Sunday, March 26, 2023

Censoring the Books No One Reads Anyway - weekly column 3.26.2023

 

Lawrence Hall, HSG

Mhall46184@aol.com

 

Censoring the Books No One Reads Anyway

 

The not-so-grand inquisitors are now coming for Agatha Christie – Hercule Poirot and Miss Marple are decreed insensitive and the narratives of their adventures, which began during the First World War, are to be recalled and rewritten for the delicate sensitivities of a population that mostly doesn’t read at all.

 

Maybe even the titles will be Orwelled:  Lord Edgeware Retires, Unpleasantness on the Nile, The Absence of Roger Ackroyd, Unhappiness on the Links, Awkwardness on the Orient Express, Mrs. McGinty’s Moved Away, and Inclusive Values Under the Sun.

 

Roughly 80% of Americans are literate. This skews higher for those born in the U.S.A.  [48+ US Literacy Statistics 2023 - Percentage by State (thinkimpact.com)]. The problem is not that Americans can’t read; the problem is that often they no longer do so because they no longer perceive a need for it. Once upon most households subscribed to a daily newspaper and several news or general interest magazines, but that is rare now. The news comes mostly by noise on screens, and even when there are words they are usually displayed in very short sentences and seldom with any paragraphing.

 

Much newswriting is so simplistic that one might think it was carefully limned on a Big Chief tablet, which is something else that has been made to disappear.

 

The dumbing-down of language and timorous self-censorship affects the national discourse. It is embarrassing to view an elected national leader calling out one word at a time from a prompting device. It is also embarrassing to see a television newsie stumble over simple vocabulary while employing the same old filler language we’ve heard for years. And what  has led news writers to refer to one person as “they?”

 

And now almost anything one chooses to read can be a matter of fear.
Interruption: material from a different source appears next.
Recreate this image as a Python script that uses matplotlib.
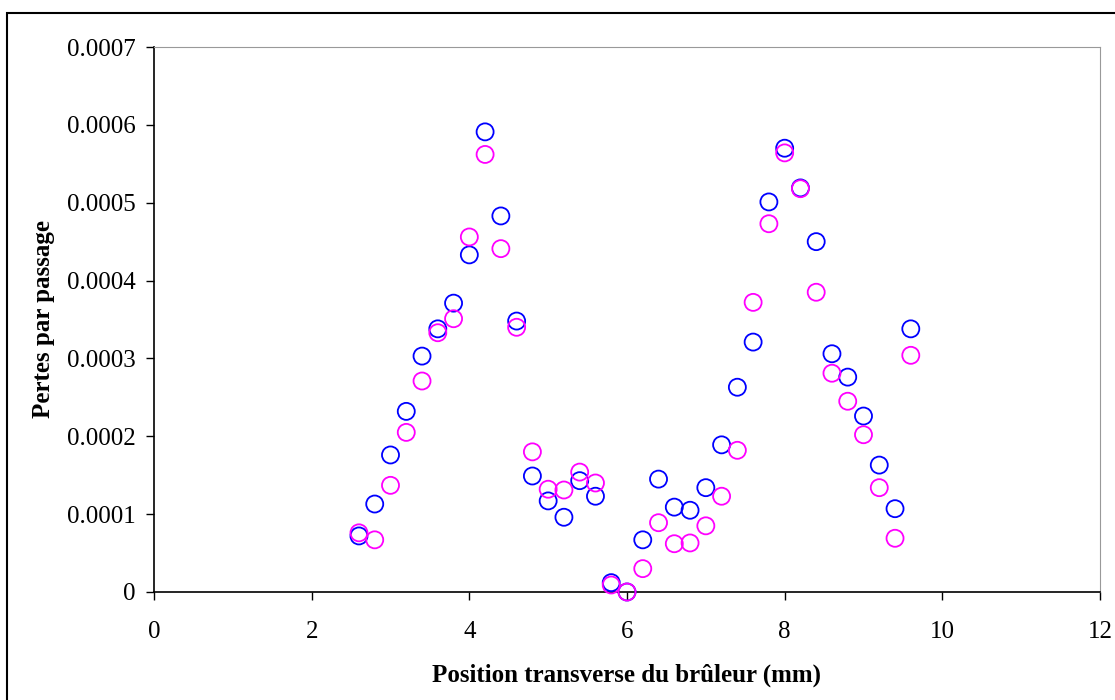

In an unhappy era  when even the weather has become politicized, a village cozy crime yarn like Murder in the Vicarage can hardly escape censorship by the sort of Miz Grundys who seek only for outrage, not for enlightenment.

 

In an Agatha Christie yarn the murder is the crime; now the police inspector might arrest Dame Agatha for a failure to refer to the suspect by their (cough) preferred pronouns.

 

Imagine what the busybodies are going to do with Louis L’Amour and your favorite authors.